I need a way to count the number of pages of a PDF in PHP. I've done a bit of Googling and the only things I've found either utilize shell/bash scripts, perl, or other languages, but I need something in native PHP. Are there any libraries or examples of how to do this?
Hi
You could try fpdi (see here), as you can see when setting the sourcefile you get back the page numbers,
regards, Lothar
You can use the ImageMagick extension for PHP. ImageMagick understands PDF's, and you can use the identify
command to extract the number of pages. The PHP function is Imagick::identifyImage().
Try this :
<?php
if (!$fp = @fopen($_REQUEST['file'],"r")) {
echo 'failed opening file '.$_REQUEST['file'];
}
else {
$max=0;
while(!feof($fp)) {
$line = fgets($fp,255);
if (preg_match('/\/Count [0-9]+/', $line, $matches)){
preg_match('/[0-9]+/',$matches[0], $matches2);
if ($max<$matches2[0]) $max=$matches2[0];
}
}
fclose($fp);
echo 'There '.($max<2?'is ':'are ').$max.' page'.($max<2?'':'s').' in '. $_REQUEST['file'].'.';
}
?>
The Count tag shows the number of pages in the different nodes. The parent node has the sum of the others in its Count tag, so this script just looks for the max (that is the number of pages).

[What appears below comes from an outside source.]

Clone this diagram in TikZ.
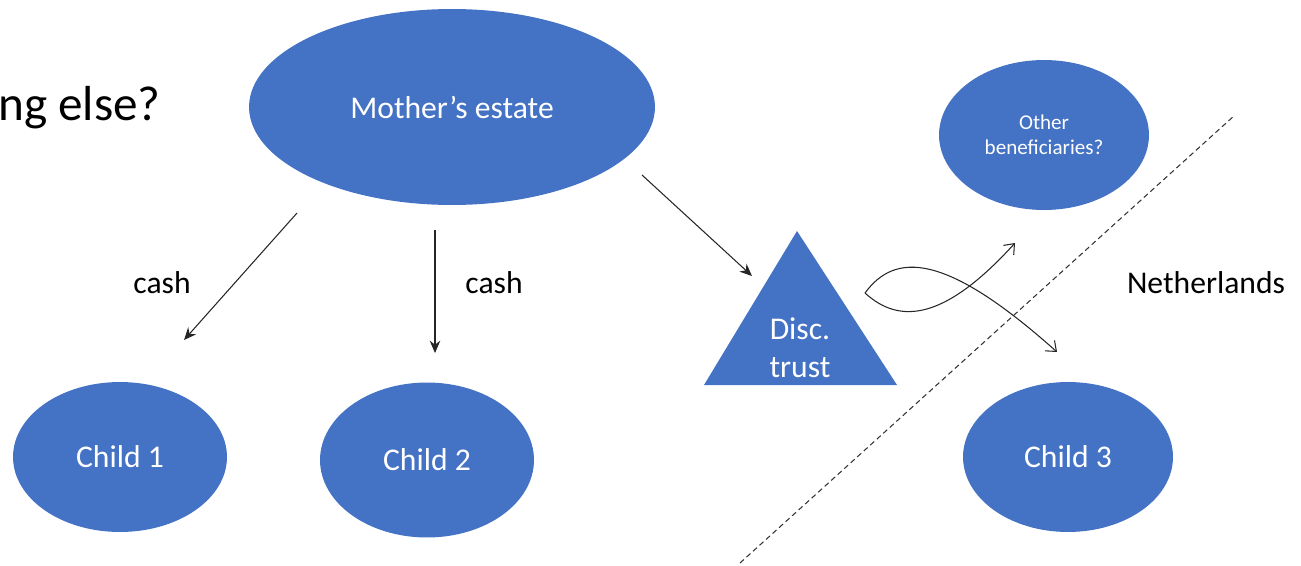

That script works for me most of the time, but I do have some PDFs without Page/Count tags. I didn't create the original PDF, but I have tried recreating it, by printing to PDF from Acrobat, but still it does not contain the tags. Anyone have any ideas on how to add these properly. I tried some quick manual additions of it, but it broke the PDF.
I actually went with a combined approach. Since I have exec disabled on my server I wanted to stick with a PHP based solution, so ended up with this:
Code:
function getNumPagesPdf($filepath){
$fp = @fopen(preg_replace("/\[(.*?)\]/i", "",$filepath),"r");
$max=0;
while(!feof($fp)) {
$line = fgets($fp,255);
if (preg_match('/\/Count [0-9]+/', $line, $matches)){
preg_match('/[0-9]+/',$matches[0], $matches2);
if ($max<$matches2[0]) $max=$matches2[0];
}
}
fclose($fp);
if($max==0){
$im = new imagick($filepath);
$max=$im->getNumberImages();
}
return $max;
}
If it can't figure things out because there are no Count tags, then it uses the imagick php extension. The reason I do a two-fold approach is because the latter is quite slow.